_EXERCISE REQUIREMENTS_
Scan the data below and pick out the lines containing the word "image".

◆ ◆ ◆ ◆ ◆ ◆ ◆

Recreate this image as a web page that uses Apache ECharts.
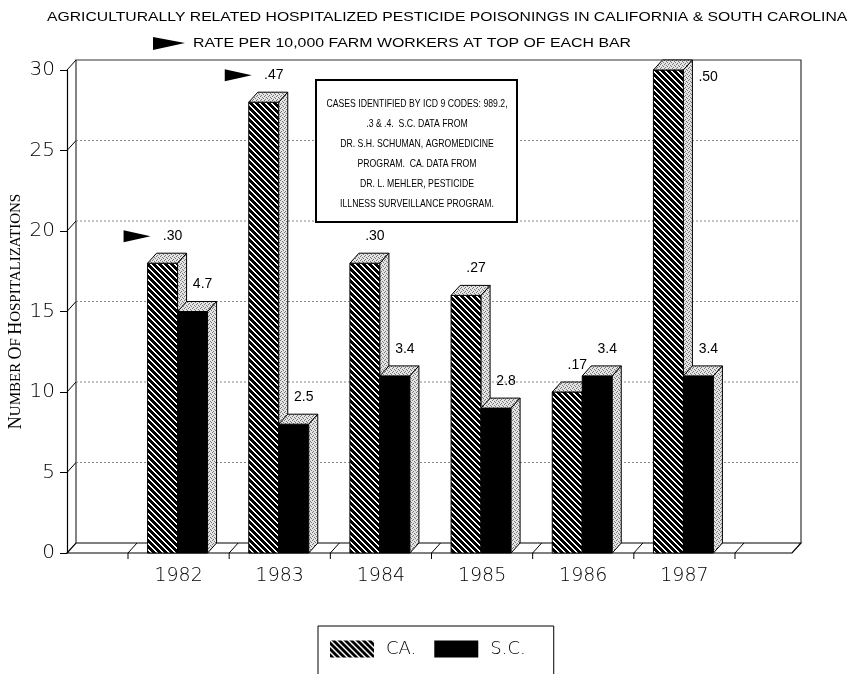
<!DOCTYPE html>
<html>
<head>
<meta charset="utf-8">
<script src="https://cdn.jsdelivr.net/npm/echarts@6/dist/echarts.min.js"></script>
<style>
  html, body { margin: 0; padding: 0; background: #fff; }
  #chart { width: 863px; height: 674px; }
</style>
</head>
<body>
<div id="chart"></div>
<script>
// Hospitalized pesticide poisonings by year
const years = ['1982', '1983', '1984', '1985', '1986', '1987'];
const caCases = [18, 28, 18, 16, 10, 30];
const scCases = [15, 8, 11, 9, 11, 11];
// Rate per 10,000 farm workers, printed above each bar
const caRates = ['.30', '.47', '.30', '.27', '.17', '.50'];
const scRates = ['4.7', '2.5', '3.4', '2.8', '3.4', '3.4'];
const yTicks = [0, 5, 10, 15, 20, 25, 30];
const arrowMarked = ['1982', '1983'];
const noteLines = [
  'CASES IDENTIFIED BY ICD 9 CODES: 989.2,',
  '.3 & .4.  S.C. DATA FROM',
  'DR. S.H. SCHUMAN, AGROMEDICINE',
  'PROGRAM.  CA. DATA FROM',
  'DR. L. MEHLER, PESTICIDE',
  'ILLNESS SURVEILLANCE PROGRAM.'
];

const yMax = yTicks[yTicks.length - 1];
const DX = 9, DY = -10;          // depth offset of the pseudo-3D box
const BAR_W = 30;
const SANS = '"Liberation Sans", Arial, sans-serif';
const THIN = '"DejaVu Sans", "Liberation Sans", sans-serif';
const SERIF = '"Liberation Serif", "DejaVu Serif", serif';

function makeTile(size, paint) {
  const c = document.createElement('canvas');
  c.width = c.height = size;
  paint(c.getContext('2d'));
  return c;
}
// diagonal hatch: white "\" stripes on black
const hatchTile = makeTile(6, ctx => {
  ctx.fillStyle = '#000';
  ctx.fillRect(0, 0, 6, 6);
  ctx.fillStyle = '#fff';
  for (let i = 0; i < 6; i++) {
    for (let j = 0; j < 6; j++) {
      if ((((i - j) % 6) + 6) % 6 < 2) ctx.fillRect(i, j, 1, 1);
    }
  }
});
// light stipple for the top and side faces
const stippleTile = makeTile(4, ctx => {
  ctx.fillStyle = '#e4e4e4';
  ctx.fillRect(0, 0, 4, 4);
  ctx.fillStyle = '#777';
  [[0, 0], [2, 1], [1, 3], [3, 2]].forEach(p => ctx.fillRect(p[0], p[1], 1, 1));
});
const hatchFill = { image: hatchTile, repeat: 'repeat' };
const stippleFill = { image: stippleTile, repeat: 'repeat' };

function renderRoom(params, api) {
  if (params.dataIndex !== 0) return;
  const cs = params.coordSys;
  const fl = cs.x - 61, fr = cs.x + cs.width + 57;
  const y0 = api.coord([0, 0])[1];
  const yT = api.coord([0, yMax])[1];
  const children = [];
  children.push({
    type: 'polygon',
    shape: { points: [[fl, y0], [fr, y0], [fr + DX, y0 + DY], [fl + DX, y0 + DY]] },
    style: { fill: '#fff', stroke: '#000', lineWidth: 1.2 }
  });
  children.push({
    type: 'polyline',
    shape: { points: [[fl + DX, y0 + DY], [fl + DX, yT + DY], [fr + DX, yT + DY], [fr + DX, y0 + DY]] },
    style: { fill: null, stroke: '#333', lineWidth: 1.2 }
  });
  children.push({
    type: 'line',
    shape: { x1: fl, y1: yT, x2: fl + DX, y2: yT + DY },
    style: { stroke: '#000', lineWidth: 1 }
  });
  yTicks.forEach(v => {
    if (v === 0 || v === yMax) return;
    const y = api.coord([0, v])[1];
    children.push({
      type: 'line',
      shape: { x1: fl + DX, y1: y + DY, x2: fr + DX, y2: y + DY },
      style: { stroke: '#888', lineWidth: 1, lineDash: [2, 2] }
    });
    children.push({
      type: 'line',
      shape: { x1: fl, y1: y, x2: fl + DX, y2: y + DY },
      style: { stroke: '#000', lineWidth: 1 }
    });
  });
  const band = api.size([1, 0])[0];
  for (let k = 0; k <= years.length; k++) {
    const x = cs.x + k * band;
    children.push({
      type: 'line',
      shape: { x1: x, y1: y0, x2: x, y2: y0 + 6 },
      style: { stroke: '#000', lineWidth: 1 }
    });
    children.push({
      type: 'line',
      shape: { x1: x, y1: y0, x2: x + DX, y2: y0 + DY },
      style: { stroke: '#000', lineWidth: 1 }
    });
  }
  return { type: 'group', children };
}

function makeBar(rates, offset, frontFill, withArrows) {
  return function (params, api) {
    const i = params.dataIndex;
    const pt = api.coord([api.value(0), api.value(1)]);
    const cx = pt[0], yT = pt[1];
    const y0 = api.coord([api.value(0), 0])[1];
    const x0 = cx + offset, x1 = x0 + BAR_W;
    const children = [
      {
        type: 'rect',
        shape: { x: x0, y: yT, width: BAR_W, height: y0 - yT },
        style: { fill: frontFill, stroke: '#000', lineWidth: 1 }
      },
      {
        type: 'polygon',
        shape: { points: [[x0, yT], [x1, yT], [x1 + DX, yT + DY], [x0 + DX, yT + DY]] },
        style: { fill: stippleFill, stroke: '#000', lineWidth: 1 }
      },
      {
        type: 'polygon',
        shape: { points: [[x1, yT], [x1 + DX, yT + DY], [x1 + DX, y0 + DY], [x1, y0]] },
        style: { fill: stippleFill, stroke: '#000', lineWidth: 1 }
      }
    ];
    let lx = x1 - 5, ly = yT + DY - 17, align = 'center';
    if (ly < params.coordSys.y - 8) {
      lx = x1 + DX + 6; ly = yT + DY + 17; align = 'left';
    }
    children.push({
      type: 'text',
      style: {
        text: rates[i], x: lx, y: ly, align: align, verticalAlign: 'middle',
        font: '14px ' + SANS, fill: '#000'
      }
    });
    if (withArrows && arrowMarked.indexOf(years[i]) >= 0) {
      const ax = lx - 22;
      children.push({
        type: 'polygon',
        shape: { points: [[ax - 27, ly - 6], [ax, ly], [ax - 27, ly + 6]] },
        style: { fill: '#000' }
      });
    }
    return { type: 'group', children };
  };
}

const chart = echarts.init(document.getElementById('chart'));
chart.setOption({
  animation: false,
  backgroundColor: '#fff',
  legend: {
    data: ['CA.', 'S.C.'],
    left: 318, top: 626,
    icon: 'rect',
    itemWidth: 44, itemHeight: 17, itemGap: 18,
    padding: [14, 28, 20, 12],
    borderColor: '#000', borderWidth: 1,
    textStyle: { fontFamily: THIN, fontWeight: 200, fontSize: 18, color: '#000', padding: [0, 0, 0, 7] }
  },
  grid: { left: 128, right: 128, top: 70, bottom: 121, outerBoundsMode: 'none', containLabel: false },
  xAxis: {
    type: 'category',
    data: years,
    axisLine: { show: false },
    axisTick: { show: false },
    axisLabel: { fontFamily: THIN, fontWeight: 200, fontSize: 19, color: '#000', margin: 14 }
  },
  yAxis: {
    type: 'value',
    min: 0, max: yMax, interval: 5,
    offset: 61,
    name: '{b|N}{s|UMBER} {b|O}{s|F} {b|H}{s|OSPITALIZATIONS}',
    nameLocation: 'middle', nameGap: 42, nameRotate: 90,
    nameMoveOverlap: false,
    nameTextStyle: {
      color: '#000',
      rich: {
        b: { fontFamily: SERIF, fontSize: 18, color: '#000' },
        s: { fontFamily: SERIF, fontSize: 15, color: '#000' }
      }
    },
    axisLine: { show: true, lineStyle: { color: '#000', width: 1.2 } },
    axisTick: { show: true, length: 7, lineStyle: { color: '#000' } },
    splitLine: { show: false },
    axisLabel: { fontFamily: THIN, fontWeight: 200, fontSize: 20, color: '#000', margin: 12 }
  },
  graphic: [
    {
      type: 'text', z: 10,
      x: 47, y: 17, scaleX: 1.21,
      style: {
        text: 'AGRICULTURALLY RELATED HOSPITALIZED PESTICIDE POISONINGS IN CALIFORNIA & SOUTH CAROLINA',
        align: 'left', verticalAlign: 'middle', font: '13px ' + SANS, fill: '#000'
      }
    },
    {
      type: 'text', z: 10,
      x: 193, y: 43, scaleX: 1.22,
      style: {
        text: 'RATE PER 10,000 FARM WORKERS AT TOP OF EACH BAR',
        align: 'left', verticalAlign: 'middle', font: '13px ' + SANS, fill: '#000'
      }
    },
    {
      type: 'polygon', z: 10,
      shape: { points: [[153, 37], [185, 43], [153, 50]] },
      style: { fill: '#000' }
    },
    {
      type: 'rect', z: 10,
      shape: { x: 316, y: 80, width: 201, height: 142 },
      style: { fill: '#fff', stroke: '#000', lineWidth: 2 }
    },
    {
      type: 'text', z: 11,
      x: 417, y: 154, scaleX: 0.79,
      style: {
        text: noteLines.join('\n'), align: 'center', verticalAlign: 'middle',
        lineHeight: 20, font: '11px ' + SANS, fill: '#000'
      }
    }
  ],
  series: [
    {
      name: 'room', type: 'custom', z: 1, clip: false, silent: true,
      data: [[0, 0]], encode: { x: 0, y: 1 },
      renderItem: renderRoom
    },
    {
      name: 'CA.', type: 'custom', z: 2, clip: false,
      itemStyle: { color: hatchFill },
      data: caCases.map((v, i) => [i, v]), encode: { x: 0, y: 1 },
      renderItem: makeBar(caRates, -31, hatchFill, true)
    },
    {
      name: 'S.C.', type: 'custom', z: 3, clip: false,
      itemStyle: { color: '#000' },
      data: scCases.map((v, i) => [i, v]), encode: { x: 0, y: 1 },
      renderItem: makeBar(scRates, -1, '#000', false)
    }
  ]
});
</script>
</body>
</html>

◆ ◆ ◆ ◆ ◆ ◆ ◆

_COMPLETED EXERCISE_
Recreate this image as a web page that uses Apache ECharts.
const hatchFill = { image: hatchTile, repeat: 'repeat' };
const stippleFill = { image: stippleTile, repeat: 'repeat' };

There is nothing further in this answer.